By Randy Wright - | Jun 15, 2012

”TazMurray”In a debate Thursday between candidates for House District 48, I asked Taz Murray whether he expected his employees to exhibit the highest ethical standards and honesty. He replied that he certainly did. I then asked what he would do with an employee who was discovered using company funds to pay for personal car repairs.

The reference to former Timpview High School football coach Louis Wong was not lost, and it touched off a lengthy and tortured attempt by Murray to explain why Wong should not have been fired for charging personal car repairs to the school’s driver education program. Murray has been Wong’s chief defender in public meetings and elsewhere. He pointed to Wong’s productive fundraising for the Timpview football program and said a car repair of only $300 wasn’t enough to justify termination. Besides, if other people are playing fast and loose with public money, then it’s unfair to punish Wong. Standards must apply to everybody, he said.

Murray added that Wong was willing to repay the $300, and he (Murray) would have been willing to pay it back himself because it’s trivial in light of all the money Wong brought to the school. Murray is so proud of Wong, in fact, that he paraded the coach around at the state GOP convention to gather support in his race against Keven Stratton.

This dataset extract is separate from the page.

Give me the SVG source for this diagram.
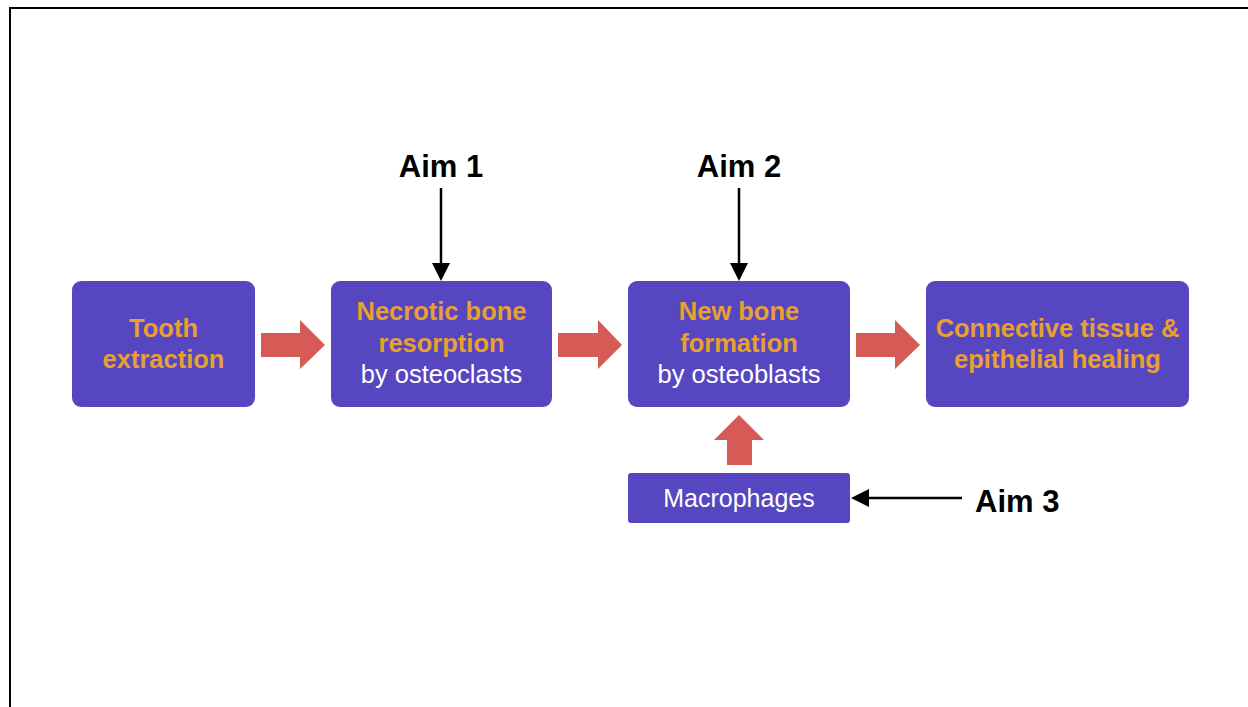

So let me make sure I understand this. When the cop pulls you over for speeding, you shouldn’t get a ticket because you have raised a lot of money for good causes. Or if you rob a bank and get away with only $300 you shouldn’t be punished so long as you offer to pay the money back. Or if somebody else is breaking a law, then it’s OK for you to break the law, too. … Or if a political donor offers payment in exchange for a legislative favor, it shouldn’t count if the amount of money is small because only big money should be counted as a crime.

The point of my question was to discover Murray’s ethical threshold because if he’s in the Utah Legislature he’s going to have plenty of opportunity either to uphold high standards or to look the other way. The situational ethics he presented at Thursday’s debate do not inspire confidence.